Der Bezirkstagspräsident Niederbayerns, Olaf Heinrich (CSU), erfuhr von den tschechischen Mini-AKW-Plänen vor Kurzem bei einem Treffen der Partnerregionen. Man wisse nichts über die Sicherheit dieser neuen Reaktoren, wendet er ein. „Selbst wenn jemand die Atomkraft befürwortet, muss er die Sicherheit mitdenken“, betont der Bürgermeister der Grenzstadt Freyung. Hier müsse es einheitliche europäische Standards geben.

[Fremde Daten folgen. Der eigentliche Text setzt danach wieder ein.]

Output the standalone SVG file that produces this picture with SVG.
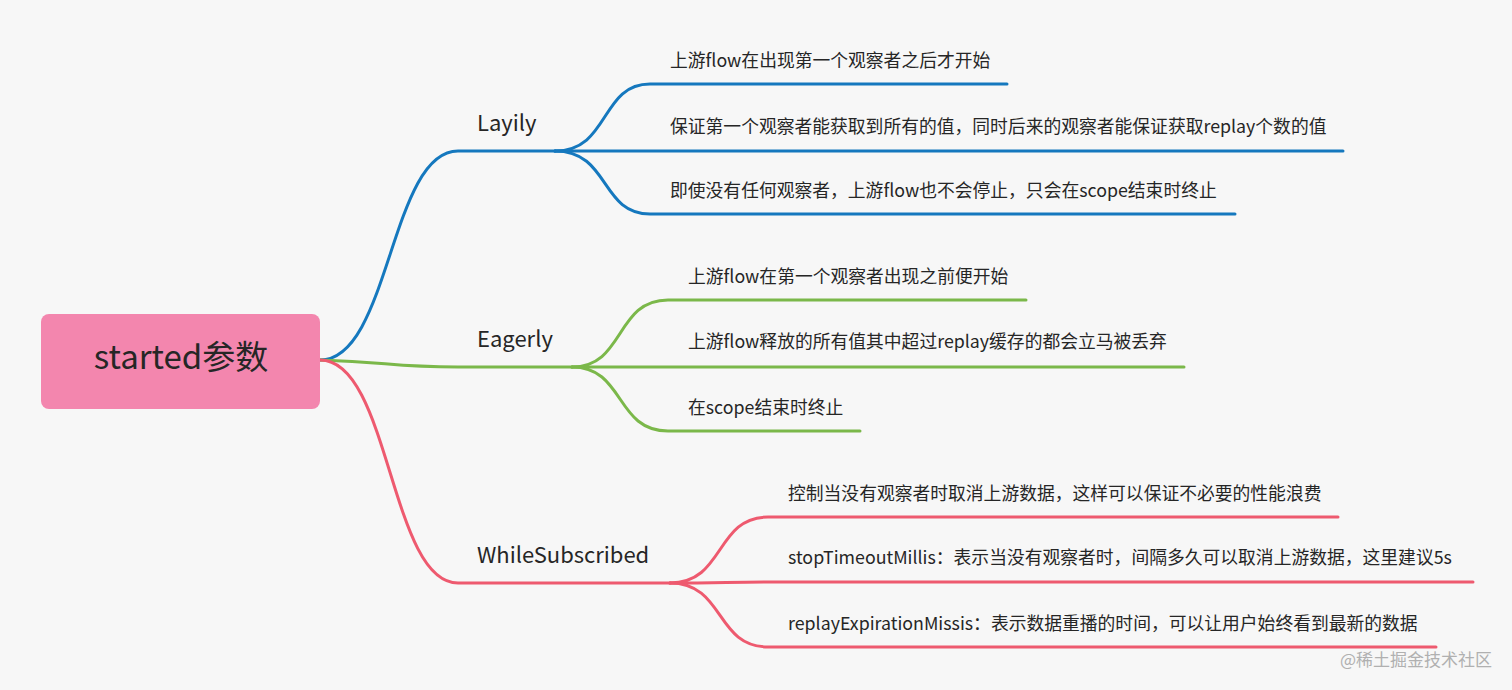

Brigitte Artmann, prominente Temelin-Kritikerin aus dem ostbayerischen Fichtelgebirge, fühlt sich an Zeiten erinnert, als man atombetriebene Autos bauen wollte. „Das sind Zukunftspläne – ob die jemals realisiert werden?“, fragt die Grünen-Politikerin. In der vertanen Zeit könnten viele Windräder, Photovoltaikanlagen und Speicher gebaut und damit die Energiewende vorangebracht werden, betont sie. Artmann sieht in dem Projekt zudem einen Versuch, von Sicherheitsmängeln an den bestehenden Anlagen in Temelin abzulenken.

Im bayerischen Wirtschafts- und im Umweltministerium zeigt man Verständnis für die Sorgen der Bürger. Die Nutzung der Kernenergie sei ein gesellschaftlich umstrittenes Thema. Es sei deshalb „absolut nachvollziehbar“, dass die Ankündigung des Ausbaus von AKW-Kapazitäten in Grenznähe für Diskussionsbedarf in der Bevölkerung sorge. Zugleich verweist man in München auf die Bundesregierung, die für internationale Beziehungen zuständig ist.

Um Unterstützung in der Bevölkerung muss sich die Atom-Lobby in Tschechien nicht bemühen. In einer „Eurobarometer“-Umfrage gaben 79 Prozent der Tschechen an, die Atomkraft werde in den nächsten 20 Jahren positive Auswirkungen haben. Das war die höchste Zustimmung unter allen EU-Staaten. In Deutschland rechnete indes eine klare Mehrheit von 69 Prozent der Befragten mit negativen Folgen.